# Alto Aced It, AKA Angel, VERY pic heavy



## BarrelracingArabian (Mar 31, 2010)

My gosh she is adorable!!!! She is going to be such a looker when she is older! :] Congrats on her and I love her name btw :]


----------



## smrobs (Jul 30, 2008)

Squeeeeeee!!!! It's about time we got more pictures!!

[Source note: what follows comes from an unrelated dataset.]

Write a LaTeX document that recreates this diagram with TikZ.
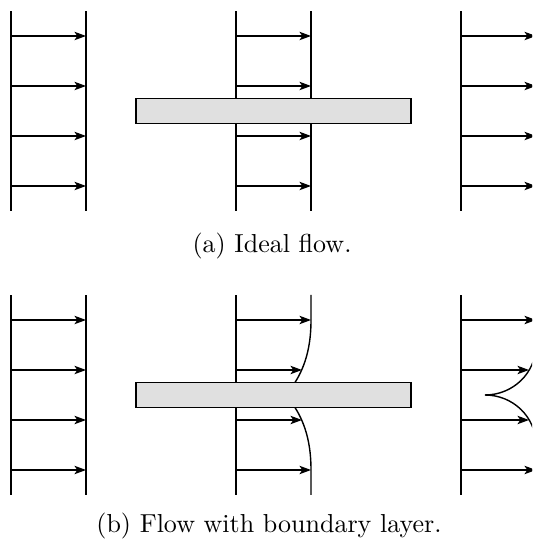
\documentclass[tikz,border=0pt]{standalone}
\usetikzlibrary{arrows.meta}
\begin{document}
\begin{tikzpicture}[
  wall/.style={line width=0.9pt},
  flow/.style={line width=0.6pt, -{Stealth[length=6.6pt,width=4.8pt,inset=1.7pt]}},
  plate/.style={draw, line width=0.6pt, fill=black!12},
  layer/.style={line width=0.8pt},
  captext/.style={font=\normalsize, scale=1.48, anchor=base, inner sep=0pt}
]
\useasboundingbox (0,0) rectangle (10.64,10.86);
\clip (0,0) rectangle (10.64,10.86);

% ---------- (a) Ideal flow ----------
\begin{scope}[shift={(0.22,6.64)}]
  % left profile
  \draw[wall] (0,0) -- (0,4);
  \draw[wall] (1.5,0) -- (1.5,4);
  \foreach \y in {0.5,1.5,2.5,3.5} \draw[flow] (0,\y) -- (1.5,\y);
  % middle profile
  \draw[wall] (4.5,0) -- (4.5,4);
  \draw[wall] (6,0) -- (6,4);
  \foreach \y in {0.5,1.5,2.5,3.5} \draw[flow] (4.5,\y) -- (6,\y);
  \draw[plate] (2.5,1.75) rectangle (8,2.25);
  % right profile
  \draw[wall] (9,0) -- (9,4);
  \foreach \y in {0.5,1.5,2.5,3.5} \draw[flow] (9,\y) -- (10.5,\y);
\end{scope}
\node[captext] (capa) at (5.44,5.8) {(a) Ideal flow.};

% ---------- (b) Flow with boundary layer ----------
\begin{scope}[shift={(0.22,0.96)}]
  % left profile
  \draw[wall] (0,0) -- (0,4);
  \draw[wall] (1.5,0) -- (1.5,4);
  \foreach \y in {0.5,1.5,2.5,3.5} \draw[flow] (0,\y) -- (1.5,\y);
  % middle profile with boundary layer
  \draw[wall] (4.5,0) -- (4.5,4);
  \draw[layer] (6,4) -- (6,3.5) .. controls (6,3.0) and (5.9,2.6) .. (5.68,2.25);
  \draw[layer] (5.68,1.75) .. controls (5.9,1.4) and (6,1.0) .. (6,0.5) -- (6,0);
  \draw[flow] (4.5,3.5) -- (6,3.5);
  \draw[flow] (4.5,0.5) -- (6,0.5);
  \draw[flow] (4.5,2.5) -- (5.82,2.5);
  \draw[flow] (4.5,1.5) -- (5.82,1.5);
  \draw[plate] (2.5,1.75) rectangle (8,2.25);
  % right profile with wake
  \draw[wall] (9,0) -- (9,4);
  \coordinate (cusp) at (9.48,2);
  \draw[layer] (cusp) .. controls (10.04,2) and (10.5,2.44) .. (10.5,3);
  \draw[layer] (cusp) .. controls (10.04,2) and (10.5,1.56) .. (10.5,1);
  \draw[flow] (9,3.5) -- (10.5,3.5);
  \draw[flow] (9,0.5) -- (10.5,0.5);
  \draw[flow] (9,2.5) -- (10.36,2.5);
  \draw[flow] (9,1.5) -- (10.36,1.5);
\end{scope}
\node[captext] (capb) at (5.38,0.2) {(b) Flow with boundary layer.};
\end{tikzpicture}
\end{document}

She is absolutely darling.


----------



## waresbear (Jun 18, 2011)

Perfect! Was she worth the wait?


----------



## cakemom (Jul 4, 2010)

Omg but you DO do babies right over there!! She's fabulous!!
_Posted via Mobile Device_


----------



## ShutUpJoe (Nov 10, 2009)

She's completely and undeniable adorable!


----------



## smrobs (Jul 30, 2008)

SUJ, this is completely off topic but I've been trying to figure out what the picture says in your signature line. It's too small to read. Would you mind cluing me in?


----------



## christabelle (Feb 13, 2011)

Beautiful baby Golden! Her momma is one of my favorites on here.
_Posted via Mobile Device_


----------



## SMCLeenie (Mar 3, 2011)

What a beautiful baby! Love the pics. I must say though now that I don't have Ace's foaling thread to check hundreds of times a day, I'm at a loss to do with my time


----------



## amp23 (Jan 6, 2011)

She is adorable! Congrats on such a gorgeous, healthy baby!


----------



## sabowin (May 8, 2010)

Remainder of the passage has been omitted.